The opposition to Valentine’s Day as allegedly promoting promiscuity is well-known, but the attempts of the Sangh Parivar to intimidate schools and others from celebrating Christmas needs to be condemned given the fact that the Catholic Bishops Conference of India (CBCI) invited Prime Minister Narendra Modi as their chief guest to celebrate Christmas on December 23.
RIGHT TO VIOLENCE?
SO, we must accept that the right to violence has become a way of life for the Goan Catholic minority within Goa and elsewhere. The right to violence may be defined as the opposite of the right to life as guaranteed by Article 21 which states that nobody can be deprived of their right to life or liberty except by following the due procedure laid down by law.
But when our lawmakers themselves proscribe non-violence and have been accused by the Opposition of allegedly standing outside the main gate of Parliament with sticks to prevent the Opposition from entering, we realize that our MPs who represent the state have a monopoly on violence which has permeated down to the Sangh Parivar.
The concept that the state alone has the right to use or authorize the use of physical force has been widely regarded as defining the characteristic of a modern state. The German sociologist Max Weber defined the state as a “human community” that successfully claims a monopoly on the use of physical force within a given territory.
Without the use of force, the Sangh Parivar cannot achieve its objective of one religion, one people, one language, one culture, one nation.

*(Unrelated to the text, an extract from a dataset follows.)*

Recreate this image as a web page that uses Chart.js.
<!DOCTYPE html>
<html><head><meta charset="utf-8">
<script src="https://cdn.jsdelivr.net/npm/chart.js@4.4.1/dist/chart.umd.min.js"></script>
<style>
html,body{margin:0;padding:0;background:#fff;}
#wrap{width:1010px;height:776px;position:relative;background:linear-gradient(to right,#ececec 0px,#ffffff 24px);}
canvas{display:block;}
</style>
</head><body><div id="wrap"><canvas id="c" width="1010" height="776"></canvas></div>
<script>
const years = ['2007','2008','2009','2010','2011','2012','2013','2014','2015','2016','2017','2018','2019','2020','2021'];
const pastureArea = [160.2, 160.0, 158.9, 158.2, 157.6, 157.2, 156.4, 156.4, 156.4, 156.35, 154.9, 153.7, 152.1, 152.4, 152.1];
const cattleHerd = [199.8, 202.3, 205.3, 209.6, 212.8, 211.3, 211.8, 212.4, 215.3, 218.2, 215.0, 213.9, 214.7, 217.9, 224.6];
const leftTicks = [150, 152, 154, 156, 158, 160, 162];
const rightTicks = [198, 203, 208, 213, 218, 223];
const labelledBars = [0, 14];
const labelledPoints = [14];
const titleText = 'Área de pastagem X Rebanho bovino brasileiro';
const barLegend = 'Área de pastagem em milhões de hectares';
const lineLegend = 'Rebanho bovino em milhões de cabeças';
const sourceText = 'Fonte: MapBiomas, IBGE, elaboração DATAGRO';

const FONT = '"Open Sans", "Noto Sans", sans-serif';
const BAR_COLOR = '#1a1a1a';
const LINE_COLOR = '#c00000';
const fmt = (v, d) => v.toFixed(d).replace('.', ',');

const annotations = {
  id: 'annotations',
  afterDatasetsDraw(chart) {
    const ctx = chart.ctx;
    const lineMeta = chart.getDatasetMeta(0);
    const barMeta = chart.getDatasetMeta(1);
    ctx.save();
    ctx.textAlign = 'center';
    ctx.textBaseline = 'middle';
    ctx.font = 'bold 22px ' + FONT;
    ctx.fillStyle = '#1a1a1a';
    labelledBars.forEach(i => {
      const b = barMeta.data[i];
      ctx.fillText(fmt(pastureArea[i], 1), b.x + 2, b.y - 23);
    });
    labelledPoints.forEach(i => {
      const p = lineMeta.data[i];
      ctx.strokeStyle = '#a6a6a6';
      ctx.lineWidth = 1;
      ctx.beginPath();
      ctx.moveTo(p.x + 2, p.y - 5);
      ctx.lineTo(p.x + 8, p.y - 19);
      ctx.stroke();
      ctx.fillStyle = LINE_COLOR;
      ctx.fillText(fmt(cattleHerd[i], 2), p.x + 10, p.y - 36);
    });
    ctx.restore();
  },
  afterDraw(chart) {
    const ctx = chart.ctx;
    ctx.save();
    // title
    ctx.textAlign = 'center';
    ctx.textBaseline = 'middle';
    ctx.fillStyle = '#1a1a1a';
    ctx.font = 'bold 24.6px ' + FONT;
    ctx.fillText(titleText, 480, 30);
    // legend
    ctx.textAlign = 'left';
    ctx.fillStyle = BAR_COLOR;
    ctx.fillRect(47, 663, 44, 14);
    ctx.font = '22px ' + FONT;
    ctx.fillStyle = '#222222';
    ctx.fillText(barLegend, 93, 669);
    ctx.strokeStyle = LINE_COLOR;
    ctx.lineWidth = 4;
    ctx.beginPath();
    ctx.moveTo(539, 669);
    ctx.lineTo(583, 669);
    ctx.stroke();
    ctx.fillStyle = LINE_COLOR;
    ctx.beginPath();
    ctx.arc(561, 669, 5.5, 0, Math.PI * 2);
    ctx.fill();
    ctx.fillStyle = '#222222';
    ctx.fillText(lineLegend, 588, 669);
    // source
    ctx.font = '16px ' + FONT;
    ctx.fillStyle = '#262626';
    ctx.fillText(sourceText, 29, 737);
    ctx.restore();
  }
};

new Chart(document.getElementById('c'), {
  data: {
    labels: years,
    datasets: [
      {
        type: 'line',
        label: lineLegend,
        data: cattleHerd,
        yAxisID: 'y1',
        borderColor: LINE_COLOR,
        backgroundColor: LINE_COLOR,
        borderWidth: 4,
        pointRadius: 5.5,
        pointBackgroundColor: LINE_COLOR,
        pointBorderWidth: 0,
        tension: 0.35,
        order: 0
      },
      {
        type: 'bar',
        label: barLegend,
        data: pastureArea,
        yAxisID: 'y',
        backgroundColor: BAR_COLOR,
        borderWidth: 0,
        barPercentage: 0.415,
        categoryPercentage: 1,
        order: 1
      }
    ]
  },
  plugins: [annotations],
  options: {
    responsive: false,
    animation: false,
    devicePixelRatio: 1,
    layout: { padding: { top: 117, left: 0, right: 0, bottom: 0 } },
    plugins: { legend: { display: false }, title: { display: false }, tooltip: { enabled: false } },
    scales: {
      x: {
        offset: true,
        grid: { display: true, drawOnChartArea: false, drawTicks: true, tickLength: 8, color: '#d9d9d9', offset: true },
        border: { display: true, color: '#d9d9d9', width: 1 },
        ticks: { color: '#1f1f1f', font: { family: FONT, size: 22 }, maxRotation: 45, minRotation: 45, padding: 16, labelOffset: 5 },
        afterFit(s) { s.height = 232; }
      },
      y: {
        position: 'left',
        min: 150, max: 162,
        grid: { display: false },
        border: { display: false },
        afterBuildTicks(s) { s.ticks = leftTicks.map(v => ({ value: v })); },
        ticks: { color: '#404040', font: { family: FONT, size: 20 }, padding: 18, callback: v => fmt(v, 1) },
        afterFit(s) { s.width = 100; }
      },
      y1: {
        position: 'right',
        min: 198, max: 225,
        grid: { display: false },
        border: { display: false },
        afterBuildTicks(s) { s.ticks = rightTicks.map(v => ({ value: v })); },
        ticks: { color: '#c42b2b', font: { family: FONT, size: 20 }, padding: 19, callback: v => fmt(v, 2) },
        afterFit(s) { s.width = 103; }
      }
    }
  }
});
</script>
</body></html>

Just as the dream of Akhand Bharat of SP Mukherjee, who justified the use of force to reunite what was then Pakistan with India, the Ba’ath Party in Iraq dreamt of one great unified Arab nation, eliminating all discordant voices of the minorities.
Ipso facto, just as the CBCI has arguably accepted majoritarian rule in Bharat, minorities who include SDMs and other subordinate taluka-level judicial officers in far-flung areas of India, will be chary of rousing the fury of lawyers who form a majority in these courts and throughout India. Mobocracy disguises itself as democracy in Goa. Catholics have the right to eat what they please during Christmas.